Putting in at-large contenders who have failed to meet automatic entry requirements would be an improvement if the play-in game is actually necessary (maybe they'll consider this for the additional play-ins certain to be added later), but the existence of a play-in game is fundamentally unfair - to argue the teams are likely to immediately lose in the tournament anyway is to invalidate the point of the tournament. If a team that's already played 30 games has to win another to prove its worth in the field, it shouldn't be in the field. Otherwise, in no way should it be subjected to a tougher standard, i.e. being forced to win one more game for a title than required of any other team in the field. This is bothersome in the NFL, too, but at least there more teams are subjected to the extra game and byes are determined by an objective standard (win-loss record) rather than some committee interested mainly in stocking the bracket with the most notable sixth- and seventh-place finishers it can find.

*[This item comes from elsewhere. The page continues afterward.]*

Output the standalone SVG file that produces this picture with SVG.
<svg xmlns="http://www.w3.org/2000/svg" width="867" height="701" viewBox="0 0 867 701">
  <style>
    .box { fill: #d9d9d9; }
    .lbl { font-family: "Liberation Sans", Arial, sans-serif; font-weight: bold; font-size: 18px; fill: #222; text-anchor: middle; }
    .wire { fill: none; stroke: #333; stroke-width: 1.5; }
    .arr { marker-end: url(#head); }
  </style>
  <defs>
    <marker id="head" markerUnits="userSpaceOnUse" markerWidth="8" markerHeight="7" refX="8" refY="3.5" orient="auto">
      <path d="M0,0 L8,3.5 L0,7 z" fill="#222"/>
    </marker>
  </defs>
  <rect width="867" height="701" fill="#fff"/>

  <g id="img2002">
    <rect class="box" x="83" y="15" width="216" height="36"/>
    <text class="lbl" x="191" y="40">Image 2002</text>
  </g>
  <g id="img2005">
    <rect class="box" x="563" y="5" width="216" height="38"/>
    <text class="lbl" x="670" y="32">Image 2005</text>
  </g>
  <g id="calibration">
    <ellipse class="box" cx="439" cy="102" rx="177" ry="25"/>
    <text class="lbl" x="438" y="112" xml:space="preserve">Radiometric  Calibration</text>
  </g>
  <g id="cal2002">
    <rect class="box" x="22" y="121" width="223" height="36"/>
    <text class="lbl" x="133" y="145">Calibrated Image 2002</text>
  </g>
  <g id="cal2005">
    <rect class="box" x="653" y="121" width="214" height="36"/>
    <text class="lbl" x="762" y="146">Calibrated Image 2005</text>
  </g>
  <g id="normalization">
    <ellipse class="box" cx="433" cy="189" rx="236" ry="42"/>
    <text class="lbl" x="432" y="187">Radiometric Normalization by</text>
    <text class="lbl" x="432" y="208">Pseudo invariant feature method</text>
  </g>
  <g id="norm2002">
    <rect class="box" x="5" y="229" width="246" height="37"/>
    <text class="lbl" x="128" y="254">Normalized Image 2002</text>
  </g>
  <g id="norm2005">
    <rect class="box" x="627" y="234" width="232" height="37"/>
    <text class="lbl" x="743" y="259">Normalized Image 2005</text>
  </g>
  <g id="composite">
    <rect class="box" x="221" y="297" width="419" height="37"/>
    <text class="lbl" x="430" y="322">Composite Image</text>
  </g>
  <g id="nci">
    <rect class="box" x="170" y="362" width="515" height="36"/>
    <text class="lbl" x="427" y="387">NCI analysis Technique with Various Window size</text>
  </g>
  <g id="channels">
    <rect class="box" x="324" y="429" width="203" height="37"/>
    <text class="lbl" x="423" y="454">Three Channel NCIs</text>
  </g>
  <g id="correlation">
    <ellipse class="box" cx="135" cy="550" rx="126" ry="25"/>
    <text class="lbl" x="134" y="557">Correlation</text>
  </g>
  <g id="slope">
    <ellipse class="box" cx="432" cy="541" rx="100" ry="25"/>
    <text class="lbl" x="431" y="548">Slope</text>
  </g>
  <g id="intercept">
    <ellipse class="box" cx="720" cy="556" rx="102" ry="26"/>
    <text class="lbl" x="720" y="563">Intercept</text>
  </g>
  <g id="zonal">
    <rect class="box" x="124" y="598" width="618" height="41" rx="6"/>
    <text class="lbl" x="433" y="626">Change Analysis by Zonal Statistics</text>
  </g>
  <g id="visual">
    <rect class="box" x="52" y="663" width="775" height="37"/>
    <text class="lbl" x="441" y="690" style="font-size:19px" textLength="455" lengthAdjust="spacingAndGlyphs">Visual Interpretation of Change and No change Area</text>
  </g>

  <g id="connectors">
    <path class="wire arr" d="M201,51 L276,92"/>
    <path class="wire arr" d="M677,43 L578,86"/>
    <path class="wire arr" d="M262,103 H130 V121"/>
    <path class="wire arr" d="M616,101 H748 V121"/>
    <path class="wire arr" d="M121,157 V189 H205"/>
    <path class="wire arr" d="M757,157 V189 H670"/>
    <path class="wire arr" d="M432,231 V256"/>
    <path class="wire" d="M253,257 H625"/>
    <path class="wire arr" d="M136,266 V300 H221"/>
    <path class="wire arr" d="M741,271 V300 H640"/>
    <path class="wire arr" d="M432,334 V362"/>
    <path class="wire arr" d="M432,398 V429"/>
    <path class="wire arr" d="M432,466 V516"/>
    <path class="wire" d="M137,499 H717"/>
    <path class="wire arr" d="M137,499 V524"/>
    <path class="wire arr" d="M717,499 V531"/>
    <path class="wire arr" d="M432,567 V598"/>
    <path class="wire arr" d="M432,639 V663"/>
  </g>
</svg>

The size of the basketball tournament makes for an untenable comparison, but the residual bracket-watching excitement of March Madness is a definite catalyst for SMQ's staunch support for a I-A football playoff. The fundamental asset of a playoff remains the fact that every team is faced with meeting the same standard - in this case, winning six games - and it seems absurd and borderline cruel to mock two teams' already long chances by making that standard seven wins just for them. What an insulting feature.

That is all. Enjoy your basketball tournament.